> [INSTRUCTIONS TO FOLLOW]: Without the pictures, extract every line from the start of the material to the line containing "10.3, 9.75, 8.8]", both ends included.

> [THE RECORDS]:
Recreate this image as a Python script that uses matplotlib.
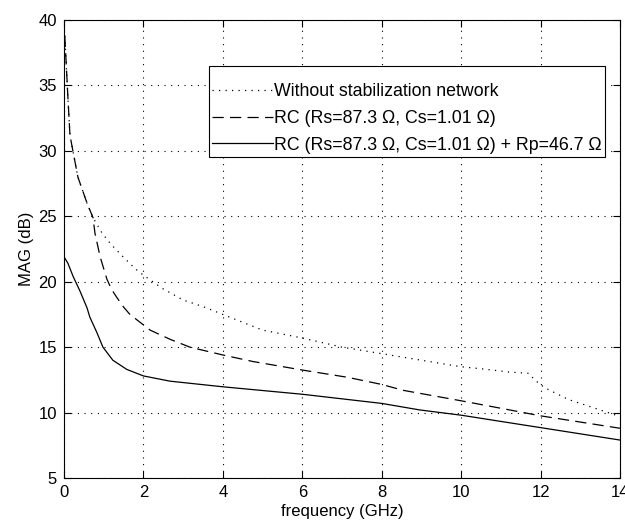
import matplotlib
matplotlib.use("Agg")
from matplotlib import pyplot as plt

# MAG vs frequency
freq_none = [0.02, 0.1, 0.15, 0.23, 0.35, 0.58, 0.73, 0.96, 1.2, 1.49, 1.79, 2.0, 2.47, 3.0, 3.5,
             4.0, 5.0, 6.0, 7.0, 8.0, 9.0, 10.0, 10.5, 11.2, 11.7, 11.85, 12.1, 12.7, 13.3, 14.0]
mag_none = [38.8, 34.0, 31.2, 29.9, 28.0, 26.0, 24.9, 23.7, 22.8, 21.9, 21.0, 20.5, 19.5, 18.6, 18.1,
            17.5, 16.3, 15.7, 15.0, 14.5, 14.0, 13.5, 13.35, 13.1, 13.0, 12.5, 11.9, 11.0, 10.4, 9.7]

freq_rc = [0.02, 0.1, 0.15, 0.23, 0.35, 0.58, 0.73, 0.78, 0.91, 1.08, 1.2, 1.33, 1.49, 1.66, 2.0,
           2.17, 2.67, 3.17, 4.0, 4.76, 6.0, 7.13, 8.0, 8.54, 10.0, 11.05, 12.0, 14.0]
mag_rc = [38.8, 34.0, 31.2, 29.9, 28.0, 26.0, 24.9, 23.7, 21.9, 20.2, 19.4, 18.8, 18.1, 17.5, 16.7,
          16.3, 15.6, 15.0, 14.4, 13.9, 13.25, 12.7, 12.15, 11.7, 10.9, 10.3, 9.75, 8.8]

freq_rcp = [0.0, 0.1, 0.23, 0.4, 0.58, 0.65, 0.83, 0.98, 1.23, 1.58, 2.0, 2.67, 4.0, 6.0, 8.0,
            8.96, 10.0, 11.05, 12.0, 14.0]
mag_rcp = [21.9, 21.4, 20.4, 19.3, 18.0, 17.3, 16.1, 15.0, 14.0, 13.3, 12.8, 12.4, 11.97, 11.4, 10.7,
           10.2, 9.8, 9.3, 8.85, 7.9]

labels = ["Without stabilization network",
          "RC (Rs=87.3 \u03a9, Cs=1.01 \u03a9)",
          "RC (Rs=87.3 \u03a9, Cs=1.01 \u03a9) + Rp=46.7 \u03a9"]

plt.rcParams["font.family"] = ["Liberation Sans", "DejaVu Sans"]
plt.rcParams["font.size"] = 12

fig = plt.figure(figsize=(6.25, 5.29), dpi=100)
ax = fig.add_axes([64 / 625, 51 / 529, 556 / 625, 458 / 529])

ax.plot(freq_none, mag_none, color="black", lw=0.9, linestyle=(0, (1, 4.2)), label=labels[0])
ax.plot(freq_rc, mag_rc, color="black", lw=0.9, linestyle=(0, (9, 5)), label=labels[1])
ax.plot(freq_rcp, mag_rcp, color="black", lw=0.9, linestyle="-", label=labels[2])

ax.set_xlim(0, 14)
ax.set_ylim(5, 40)
ax.set_xticks(range(0, 15, 2))
ax.set_yticks(range(5, 41, 5))
ax.grid(True, color="black", lw=0.8, linestyle=(0, (1, 5)))
ax.tick_params(direction="in", length=5, width=0.8, top=True, right=True, pad=5, labelsize=12)
for s in ax.spines.values():
    s.set_linewidth(0.8)

ax.set_xlabel("frequency (GHz)", fontsize=12, labelpad=3)
ax.set_ylabel("MAG (dB)", fontsize=12, labelpad=3)

# blank title pushes the rows down, like the MATLAB legend box
leg = ax.legend(loc="upper right", bbox_to_anchor=(0.973, 0.9), borderaxespad=0, fancybox=False,
                framealpha=1, edgecolor="black", handlelength=3.4, handletextpad=0.05, borderpad=0.2,
                labelspacing=0.55, fontsize=12.8, title=" ", title_fontsize=3)
leg.get_frame().set_linewidth(0.8)

fig.savefig("out.png", dpi=100)
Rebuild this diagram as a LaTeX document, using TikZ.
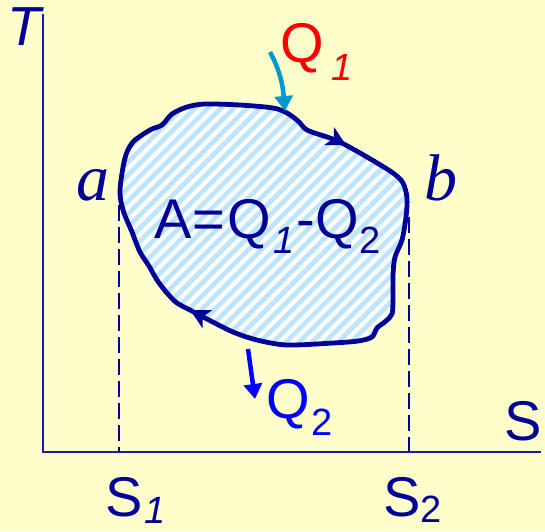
\documentclass[tikz,border=0pt]{standalone}
\usepackage{fontspec}
\setmainfont{Liberation Serif}
\setsansfont{Liberation Sans}
\usepackage{xcolor}
\usepackage{tikz}
\usetikzlibrary{arrows.meta, decorations.markings}

\definecolor{paper}{HTML}{FFFFCC}
\definecolor{navy}{HTML}{000099}
\definecolor{axisblue}{HTML}{1A1AA6}
\definecolor{hatch}{HTML}{BDE5FF}
\definecolor{heat}{HTML}{0099CC}

\newcommand{\bigtxt}[1]{\fontsize{56}{56}\selectfont #1}
\newcommand{\dn}[2][15pt]{\raisebox{-#1}{\fontsize{38}{38}\selectfont #2}}
\def\blob{plot[smooth cycle, tension=0.5] coordinates {
  (120,190) (125,158) (133,142) (150,130) (162,125) (172,114) (187,107)
  (205,104) (240,105) (273,108) (287,113) (298,121) (307,130) (327,137)
  (340,142) (367,157) (393,173) (403,183) (407,198) (406,217) (402,240)
  (395,257) (393,275) (393,300) (392,314) (386,321) (377,328) (372,337)
  (358,341) (333,343) (287,345) (257,340) (233,332) (207,319) (190,310)
  (177,303) (167,293) (157,280) (149,266) (140,252) (132,232) (123,210)}}

\begin{document}
\begin{tikzpicture}[
  x=1pt, y=-1pt,
  every node/.style={inner sep=0pt, outer sep=0pt},
  axis/.style={draw=axisblue, line width=1.6pt},
  guide/.style={draw=navy, line width=1.6pt, dash pattern=on 16pt off 6pt},
  stripe/.style={draw=hatch, line width=4.6pt},
  cyc/.style={draw=navy, line width=4.8pt, line join=round,
    postaction={decorate, decoration={markings,
      mark=at position 0.297 with {\arrow{Stealth[length=19pt,width=20pt,inset=5pt]}},
      mark=at position 0.793 with {\arrow{Stealth[length=19pt,width=20pt,inset=5pt]}}}}},
  heatin/.style={draw=heat, line width=4.5pt,
    -{Triangle[length=15pt,width=18pt]}},
  heatout/.style={draw=blue, line width=4.5pt,
    -{Triangle[length=15pt,width=18pt]}},
  lbl/.style={anchor=base west, text=navy, font=\sffamily}
]
\fill[paper] (0,0) rectangle (545,531);
\useasboundingbox (0,0) rectangle (545,531);

\coordinate (O) at (43,452);
\coordinate (Ttop) at (43,14);
\coordinate (Send) at (541,452);
\coordinate (s1top) at (119,205);
\coordinate (s1bot) at (119,452);
\coordinate (s2top) at (409,217);
\coordinate (s2bot) at (409,452);
\coordinate (q1from) at (270,52);
\coordinate (q1to) at (285,111);
\coordinate (q2from) at (248,349);
\coordinate (q2to) at (255,399);

\begin{scope}
  \clip \blob;
  \fill[white] (100,90) rectangle (420,360);
  \foreach \k in {-220,-207,...,430}
    \draw[stripe] (\k,380) -- ++(300,-300);
\end{scope}

\draw[axis] (Ttop) -- (O) -- (Send);
\draw[guide] (s1top) -- (s1bot);
\draw[guide] (s2top) -- (s2bot);
\draw[cyc] \blob;

\draw[heatin] (q1from) to[out=-62, in=95] (q1to);
\draw[heatout] (q2from) -- (q2to);

\node[lbl] (T) at (8,45) {\fontsize{55}{55}\selectfont\itshape T};
\node[lbl] (S) at (504,440) {\bigtxt{S}};
\node[lbl] (S1) at (105,516) {\bigtxt{S}\kern2pt\dn[7pt]{\itshape 1}};
\node[lbl] (S2) at (383,516) {\bigtxt{S}\dn[6pt]{2}};
\node[lbl] (a) at (76,200) {\fontsize{66}{66}\selectfont\rmfamily\itshape a};
\node[lbl] (b) at (424,200) {\fontsize{66}{66}\selectfont\rmfamily\itshape b};
\node[lbl] (A) at (154,238)
  {\bigtxt{A\kern1pt=\kern2pt Q}\kern3pt\dn{\itshape 1}\kern2pt\bigtxt{-Q}\kern1pt\dn{2}};
\node[lbl, text=red] (Q1) at (280,62) {\bigtxt{Q}\kern8pt\dn[18pt]{\itshape 1}};
\node[lbl, text=blue] (Q2) at (266,418) {\bigtxt{Q}\kern2pt\dn[17pt]{2}};
\end{tikzpicture}
\end{document}
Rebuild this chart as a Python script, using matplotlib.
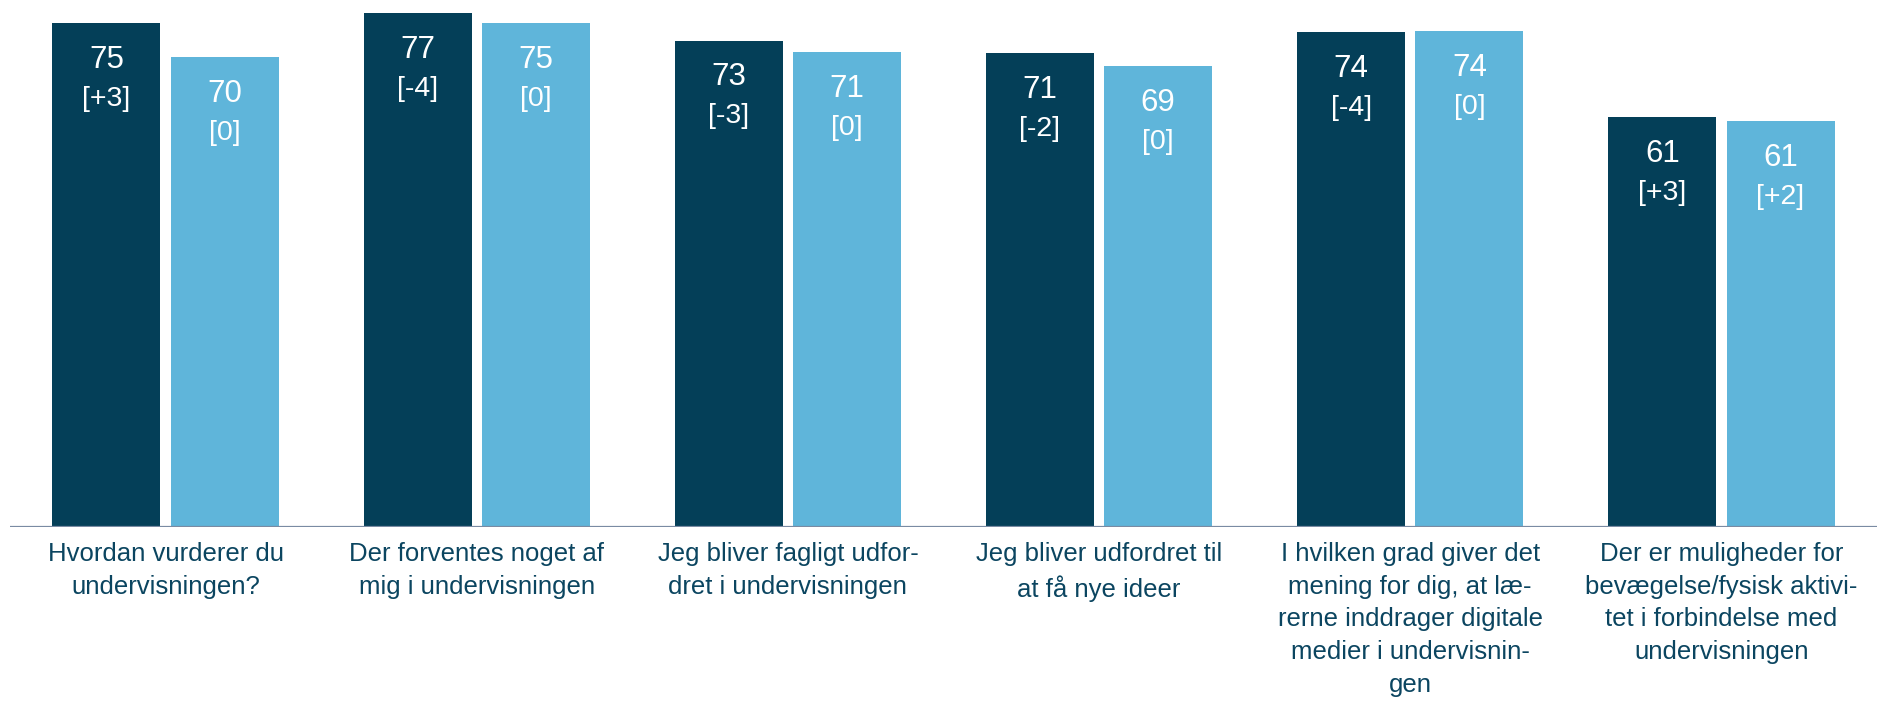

> [ANSWER TO THIS TASK]:
Recreate this image as a Python script that uses matplotlib.
import matplotlib
matplotlib.use("Agg")
from matplotlib import pyplot as plt

# MAG vs frequency
freq_none = [0.02, 0.1, 0.15, 0.23, 0.35, 0.58, 0.73, 0.96, 1.2, 1.49, 1.79, 2.0, 2.47, 3.0, 3.5,
             4.0, 5.0, 6.0, 7.0, 8.0, 9.0, 10.0, 10.5, 11.2, 11.7, 11.85, 12.1, 12.7, 13.3, 14.0]
mag_none = [38.8, 34.0, 31.2, 29.9, 28.0, 26.0, 24.9, 23.7, 22.8, 21.9, 21.0, 20.5, 19.5, 18.6, 18.1,
            17.5, 16.3, 15.7, 15.0, 14.5, 14.0, 13.5, 13.35, 13.1, 13.0, 12.5, 11.9, 11.0, 10.4, 9.7]

freq_rc = [0.02, 0.1, 0.15, 0.23, 0.35, 0.58, 0.73, 0.78, 0.91, 1.08, 1.2, 1.33, 1.49, 1.66, 2.0,
           2.17, 2.67, 3.17, 4.0, 4.76, 6.0, 7.13, 8.0, 8.54, 10.0, 11.05, 12.0, 14.0]
mag_rc = [38.8, 34.0, 31.2, 29.9, 28.0, 26.0, 24.9, 23.7, 21.9, 20.2, 19.4, 18.8, 18.1, 17.5, 16.7,
          16.3, 15.6, 15.0, 14.4, 13.9, 13.25, 12.7, 12.15, 11.7, 10.9, 10.3, 9.75, 8.8]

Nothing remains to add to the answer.